The Leicester Mercury explains:
Under the law the police and crime panel must appoint an acting commission - for a maximum of six months - from a member of his staff.
However, the panel was not keen on the idea:
Sir Clive asked the panel to pick Paul Stock, the chief executive of the Office of the Police and Crime Commissioner (OPCC), as his successor. 
He said Mr Stock was willing to take on the role. 
The police and crime panel however has not followed Sir Clive's wishes. 
Newly re-elected panel chairman Joe Orson said he hoped Sir Clive would make a speedy recovery but said he was concerned the law only allowed for his replacement to be a member of his staff. 
He said the Home Office would be lobbied to change the law so that only an unelected official could assume the role.
I suspect Mr Stock said "an elected official", though what he or she would have to have been elected to is not clear.

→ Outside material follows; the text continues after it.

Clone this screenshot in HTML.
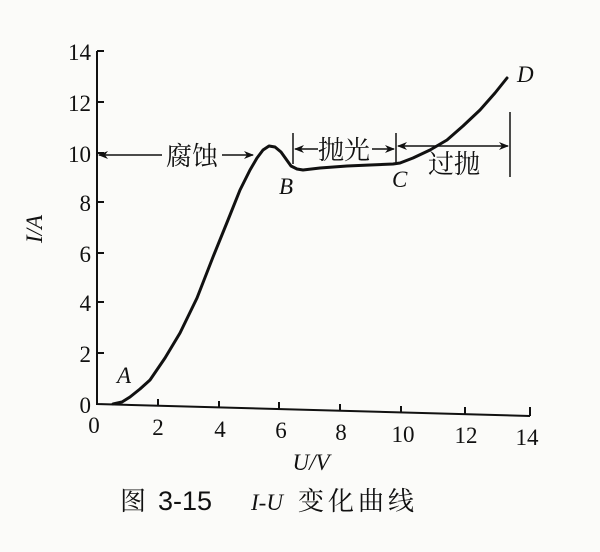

All this shows the weakness of the PCC model. Invest all the authority in one elected person and you have a problem if they fall ill/

The old police authorities would have dealt with such a crisis without breaking step.

But then the style of politics they represented - compromise, reconciling different interest groups - is out of fashion.

Now it is all about czars who will Bang Heads Together and Get Things Done.

Just pray your czar does not get a bad back.

1 comment:

Helepender.blogspot.com said...

What evidence exists for this bad back? How did it creep up?